# [Task to carry out]
Print the records below exactly, starting at the first line and stopping after the line that contains "ax = fig.add_axes([8/855, 1-372/424, 847/855, (372-13)/424])". Leave out any pictures.

# [Given entries]
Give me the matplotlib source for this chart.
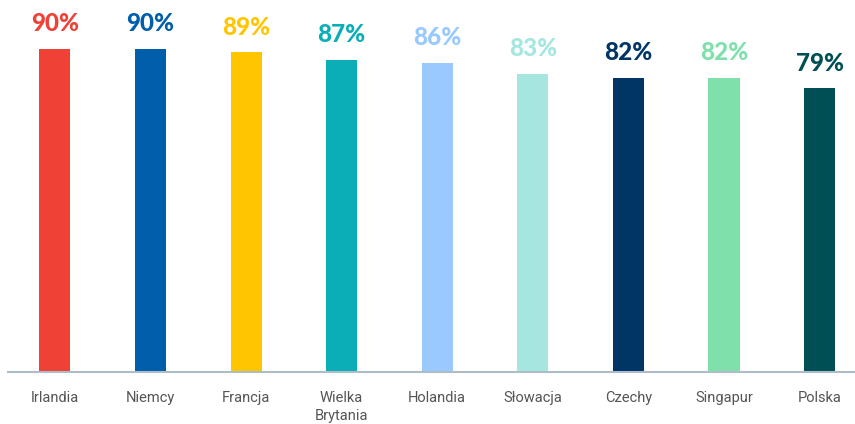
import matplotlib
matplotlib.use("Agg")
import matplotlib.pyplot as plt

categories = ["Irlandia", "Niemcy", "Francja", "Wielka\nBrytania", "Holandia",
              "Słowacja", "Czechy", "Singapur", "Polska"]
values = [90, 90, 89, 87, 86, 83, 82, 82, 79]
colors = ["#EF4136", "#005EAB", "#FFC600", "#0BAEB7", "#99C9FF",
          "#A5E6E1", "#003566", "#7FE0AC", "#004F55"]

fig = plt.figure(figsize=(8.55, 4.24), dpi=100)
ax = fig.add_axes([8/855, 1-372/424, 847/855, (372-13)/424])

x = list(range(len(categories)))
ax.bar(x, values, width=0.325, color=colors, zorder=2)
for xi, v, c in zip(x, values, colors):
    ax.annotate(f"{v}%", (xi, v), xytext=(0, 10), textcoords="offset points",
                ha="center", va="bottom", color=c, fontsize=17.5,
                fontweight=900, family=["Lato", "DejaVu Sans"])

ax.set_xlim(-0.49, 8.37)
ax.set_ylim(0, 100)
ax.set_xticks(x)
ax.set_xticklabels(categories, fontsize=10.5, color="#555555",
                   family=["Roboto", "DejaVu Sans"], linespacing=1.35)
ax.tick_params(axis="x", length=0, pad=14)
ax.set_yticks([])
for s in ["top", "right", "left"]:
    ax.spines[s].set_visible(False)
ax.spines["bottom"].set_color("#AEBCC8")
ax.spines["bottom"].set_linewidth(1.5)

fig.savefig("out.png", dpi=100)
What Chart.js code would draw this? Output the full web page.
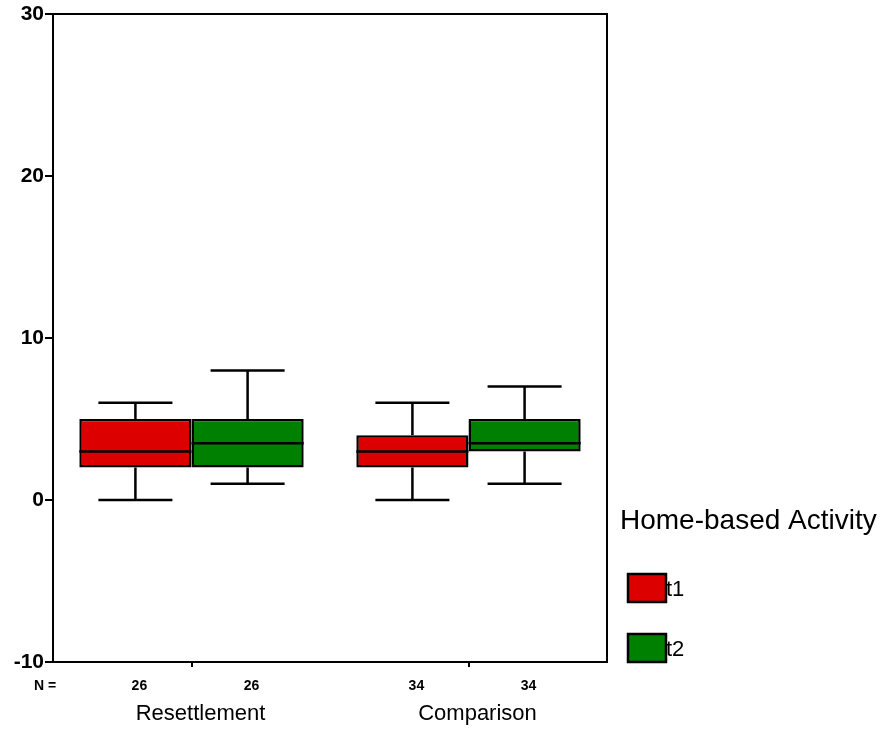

# [Response]
Give me the matplotlib source for this chart.
import matplotlib
matplotlib.use("Agg")
import matplotlib.pyplot as plt

categories = ["Irlandia", "Niemcy", "Francja", "Wielka\nBrytania", "Holandia",
              "Słowacja", "Czechy", "Singapur", "Polska"]
values = [90, 90, 89, 87, 86, 83, 82, 82, 79]
colors = ["#EF4136", "#005EAB", "#FFC600", "#0BAEB7", "#99C9FF",
          "#A5E6E1", "#003566", "#7FE0AC", "#004F55"]

fig = plt.figure(figsize=(8.55, 4.24), dpi=100)
ax = fig.add_axes([8/855, 1-372/424, 847/855, (372-13)/424])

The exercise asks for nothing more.